[Source code of charts]
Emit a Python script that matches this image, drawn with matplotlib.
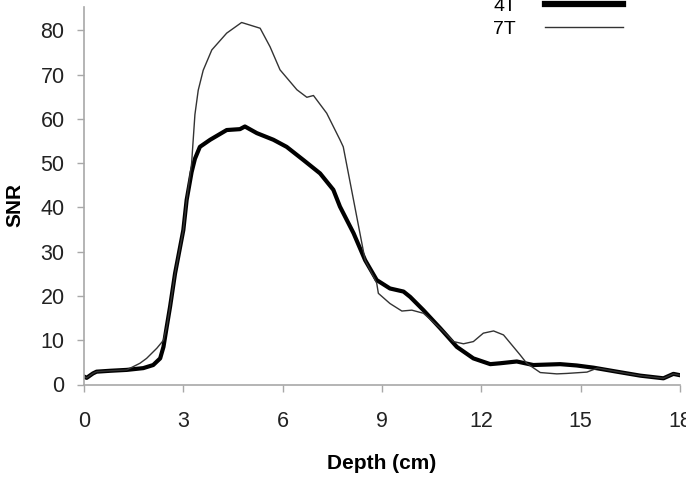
import matplotlib
matplotlib.use("Agg")
import matplotlib.pyplot as plt
from matplotlib.lines import Line2D

plt.rcParams['font.family'] = ['Liberation Sans', 'DejaVu Sans']

# Depth (cm) and SNR, 4T
depth_4t = [0.00, 0.08, 0.27, 0.38, 0.79, 1.29, 1.79, 2.09, 2.30, 2.40, 2.50, 2.60, 2.75,
            3.00, 3.10, 3.25, 3.35, 3.50, 3.81, 4.31, 4.71, 4.86, 5.22, 5.72, 6.12, 6.63,
            7.13, 7.53, 7.73, 8.14, 8.49, 8.84, 9.24, 9.65, 9.85, 10.25, 10.76, 11.26,
            11.76, 12.27, 12.57, 13.07, 13.57, 14.38, 14.88, 15.39, 16.09, 16.80, 17.50,
            17.80, 18.00]
snr_4t = [1.8, 1.5, 2.5, 2.9, 3.1, 3.3, 3.7, 4.4, 5.9, 8.5, 13.1, 17.6, 25.1,
          34.9, 41.7, 48.0, 51.0, 53.7, 55.3, 57.5, 57.7, 58.3, 56.8, 55.3, 53.7, 50.7,
          47.7, 44.0, 40.2, 34.2, 28.1, 23.6, 21.7, 21.0, 19.8, 16.8, 12.7, 8.5,
          5.9, 4.6, 4.8, 5.2, 4.4, 4.6, 4.3, 3.8, 2.9, 2.0, 1.4,
          2.4, 2.1]

# Depth (cm) and SNR, 7T
depth_7t = [0.00, 0.08, 0.27, 0.38, 0.79, 1.29, 1.69, 1.89, 2.20, 2.40, 2.50, 2.60, 2.75,
            3.00, 3.10, 3.25, 3.35, 3.45, 3.60, 3.86, 4.31, 4.76, 5.32, 5.62, 5.92, 6.43,
            6.73, 6.93, 7.33, 7.73, 7.83, 8.14, 8.49, 8.84, 8.89, 9.24, 9.60, 9.90, 10.25,
            10.76, 11.16, 11.46, 11.76, 12.06, 12.37, 12.67, 12.97, 13.17, 13.37, 13.78,
            14.28, 14.58, 15.19, 15.50, 16.09, 16.80, 17.50, 17.80, 18.00]
snr_7t = [1.8, 1.5, 2.5, 2.9, 3.1, 3.3, 4.8, 5.9, 8.2, 10.0, 13.1, 17.6, 25.1,
          34.9, 41.7, 50.0, 61.0, 66.5, 71.0, 75.6, 79.4, 81.8, 80.5, 76.3, 71.1, 66.6,
          64.9, 65.3, 61.3, 55.3, 53.7, 41.7, 28.1, 22.9, 20.6, 18.3, 16.6, 16.8, 16.1,
          12.7, 9.7, 9.2, 9.7, 11.6, 12.1, 11.2, 8.5, 6.7, 4.8, 2.7,
          2.4, 2.5, 2.8, 3.7, 2.9, 2.0, 1.4, 2.4, 2.1]

x_ticks = [0, 3, 6, 9, 12, 15, 18]
y_ticks = [0, 10, 20, 30, 40, 50, 60, 70, 80]

fig = plt.figure(figsize=(6.86, 4.79), dpi=100)
ax = fig.add_axes([84/686, 1-384.5/479, (680-84)/686, (384.5-7)/479])

ax.plot(depth_4t, snr_4t, color='black', lw=3.0, solid_joinstyle='round', label='4T')
ax.plot(depth_7t, snr_7t, color='#333333', lw=1.0, label='7T')

ax.set_xlim(0, 18)
ax.set_ylim(0, 85.3)
ax.set_xticks(x_ticks)
ax.set_yticks(y_ticks)
ax.set_xticklabels([str(t) for t in x_ticks])
ax.set_yticklabels([str(t) for t in y_ticks])

for s in ['top', 'right']:
    ax.spines[s].set_visible(False)
for s in ['left', 'bottom']:
    ax.spines[s].set_color('#a8a8a8')
    ax.spines[s].set_linewidth(1.2)
ax.tick_params(axis='both', direction='out', length=5, width=1.0, color='#a8a8a8',
               labelsize=15.5, labelcolor='#222222')
ax.tick_params(axis='y', pad=9)
ax.tick_params(axis='x', pad=14)

ax.set_xlabel('Depth (cm)', fontsize=15, fontweight='bold', labelpad=16)
ax.set_ylabel('SNR', fontsize=15, fontweight='bold', labelpad=10)
ax.yaxis.set_label_coords(-0.1, 0.475)

handles = [Line2D([], [], color='black', lw=4.5), Line2D([], [], color='#333333', lw=1.0)]
ax.legend(handles, ['4T', '7T'], loc='upper left', bbox_to_anchor=(493/686, 1.0 + 3/479),
          bbox_transform=fig.transFigure, frameon=False, markerfirst=False,
          handlelength=4.0, handletextpad=1.5, labelspacing=0.3, fontsize=14,
          borderaxespad=0, borderpad=0)

fig.savefig('out.png', dpi=100)
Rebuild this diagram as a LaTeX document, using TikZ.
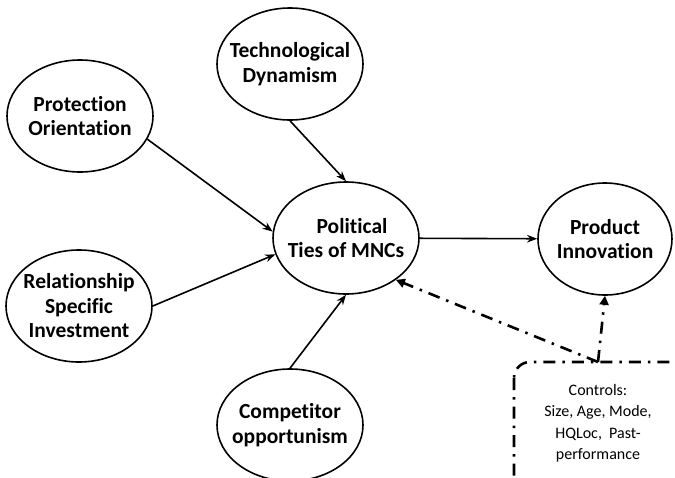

[Objective]: Every line from the start of the listing above through the line with "plt.rcParams['font.family'] = ['Liberation" should be repeated exactly; skip the pictures and add nothing else.

[Task answer]:
Emit a Python script that matches this image, drawn with matplotlib.
import matplotlib
matplotlib.use("Agg")
import matplotlib.pyplot as plt
from matplotlib.lines import Line2D

plt.rcParams['font.family'] = ['Liberation Sans', 'DejaVu Sans']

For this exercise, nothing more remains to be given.